Врачи, ставшие медицинскими светилами, лечащий врач Руда, впоследствии член-корреспондент Академии медицинских наук, заведующий отделением профессор, потом академик, Евгений Иванович Чазов уже тогда академик, так и не установили, был ли у Званцева инфаркт, но больного с помощью заботы его жены на ноги поставили. И, прощаясь с ними и даря каждому по новому изданию романа “Арктический мост”, Званцев шутливо извинялся за трудность диагноза, “утешив” их, что “вскрытие в свое время установит истину”. Они расстались с ним друзьями, чтобы встретиться позднее уже не как с пациентом.
Весной Званцев переехал в чудесное подмосковное местечко Абрамцево, где снял дачу, оказавшуюся неподалеку от дачи Антонио Спадавеккиа.
Тот был в восторге, застав своего друга за странным предписанным ему методом восстановительного лечения.
Званцев сидел на скамейке у цветочной клумбы и, глядя на окно мезонина, жужжал на выдохе, стараясь довести жужжание с десяти секунд до минуты.
— Ладно, тебя заставили тянуть букву “же” и ты можешь только “ужжаться”, а не букву “эс” или “эр”, — в своей обычной манере заявил Антонио, — а то не приведи Бог!
Здесь в Абрамцеве они задумали и совместно создали три одноактных оперы, посвященных космической теме. Музыка Спадавеккиа на либретто Званцева. При исполнении одной из них в День космонавтики в Кремлевском Дворце съездов, Антонио познакомил Сашу с первой космонавткой Земли Валентиной Терешковой.

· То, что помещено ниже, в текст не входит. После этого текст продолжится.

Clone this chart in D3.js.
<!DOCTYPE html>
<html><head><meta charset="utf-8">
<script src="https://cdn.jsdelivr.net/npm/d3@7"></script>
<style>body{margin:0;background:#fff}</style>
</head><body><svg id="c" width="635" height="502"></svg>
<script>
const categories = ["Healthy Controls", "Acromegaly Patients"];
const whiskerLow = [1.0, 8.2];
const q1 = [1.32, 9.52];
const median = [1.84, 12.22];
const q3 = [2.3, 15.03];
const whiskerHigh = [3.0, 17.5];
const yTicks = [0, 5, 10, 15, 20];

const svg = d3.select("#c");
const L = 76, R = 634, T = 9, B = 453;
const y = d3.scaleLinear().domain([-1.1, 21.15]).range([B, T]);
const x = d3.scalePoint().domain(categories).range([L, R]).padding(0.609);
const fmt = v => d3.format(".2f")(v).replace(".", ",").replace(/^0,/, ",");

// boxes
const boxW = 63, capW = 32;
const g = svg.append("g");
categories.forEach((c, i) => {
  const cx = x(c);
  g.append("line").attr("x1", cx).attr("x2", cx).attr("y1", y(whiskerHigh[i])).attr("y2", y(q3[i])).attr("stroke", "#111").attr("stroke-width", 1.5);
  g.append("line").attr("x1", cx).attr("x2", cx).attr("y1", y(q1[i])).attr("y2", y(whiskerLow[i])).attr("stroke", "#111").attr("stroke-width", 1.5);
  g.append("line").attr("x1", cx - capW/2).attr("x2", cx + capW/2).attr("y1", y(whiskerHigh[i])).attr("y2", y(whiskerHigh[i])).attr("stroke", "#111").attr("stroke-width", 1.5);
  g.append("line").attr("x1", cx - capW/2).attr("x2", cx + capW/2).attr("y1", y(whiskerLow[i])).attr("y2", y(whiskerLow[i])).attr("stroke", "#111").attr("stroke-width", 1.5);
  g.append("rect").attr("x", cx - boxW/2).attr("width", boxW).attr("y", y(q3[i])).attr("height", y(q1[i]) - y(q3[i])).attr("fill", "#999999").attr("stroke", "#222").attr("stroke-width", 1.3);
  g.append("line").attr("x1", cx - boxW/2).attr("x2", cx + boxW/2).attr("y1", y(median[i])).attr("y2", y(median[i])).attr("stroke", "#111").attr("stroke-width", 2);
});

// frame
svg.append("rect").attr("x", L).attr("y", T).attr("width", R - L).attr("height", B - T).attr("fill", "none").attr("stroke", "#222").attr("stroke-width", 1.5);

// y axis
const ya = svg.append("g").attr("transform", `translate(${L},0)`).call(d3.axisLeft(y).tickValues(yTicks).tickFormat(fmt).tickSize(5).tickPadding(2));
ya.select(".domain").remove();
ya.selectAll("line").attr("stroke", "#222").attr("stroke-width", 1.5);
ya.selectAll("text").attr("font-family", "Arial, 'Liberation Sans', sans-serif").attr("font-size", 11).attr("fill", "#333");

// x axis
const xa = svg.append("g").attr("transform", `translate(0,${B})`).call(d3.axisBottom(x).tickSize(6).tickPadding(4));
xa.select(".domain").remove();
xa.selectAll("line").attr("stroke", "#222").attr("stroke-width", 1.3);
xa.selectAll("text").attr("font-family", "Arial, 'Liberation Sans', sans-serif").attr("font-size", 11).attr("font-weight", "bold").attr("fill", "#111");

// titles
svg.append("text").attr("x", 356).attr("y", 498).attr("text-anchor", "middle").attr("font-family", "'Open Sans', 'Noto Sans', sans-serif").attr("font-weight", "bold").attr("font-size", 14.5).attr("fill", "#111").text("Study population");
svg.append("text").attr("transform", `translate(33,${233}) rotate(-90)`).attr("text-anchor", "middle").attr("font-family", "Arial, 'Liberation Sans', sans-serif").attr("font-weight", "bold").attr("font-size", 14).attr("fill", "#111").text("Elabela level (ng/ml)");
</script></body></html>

Летом Званцев совсем окреп. Много гулял вдоль милой и холодной речки Вори. Сидел часами в парке былой усадьбы Аксакова-Мамонтова, часто заходил в старый помещичий дом Аксакова, ныне музей. Общался с памятью выдающихся людей прошлого серебряного века: Гоголя, Аксакова, Мамонтова, Васнецова, Серова, Врубеля…
Его хорошему настроению немало способствовала телеграмма из Израиля о присуждении его этюду золотой Олимпийской медали, которую в заграничной посылке доставили на Ломоносовский проспект, и его старший сын инженер-капитан III ранга Олег привез отцу. В отличие от спортивных медалей на ленте, одеваемых на шею, она была настольным украшением с изящной подставкой, ничем другим от спортивных наград не отличаясь.
Но Званцев не торопился почувствовать себя “Олимпийским чемпионом”. В отличие от спортивных результатов, определяемых сразу на месте, присуждение шахматных конкурсов задач и этюдов входило в силу месяца через два, если произведение не было дисквалифицировано побочным решением, ибо авторское должно быть единственным, исключительным; или нахождением в коллекциях предшественников.
Обвинений в плагиате он не боялся. Никому не могла прийти в голову такая безумная идея, за которую он взялся. Но шахматные возможности поистине бездонны, ни один шахматный этюд не был застрахован от побочного решения, найденного порой через десятки лет.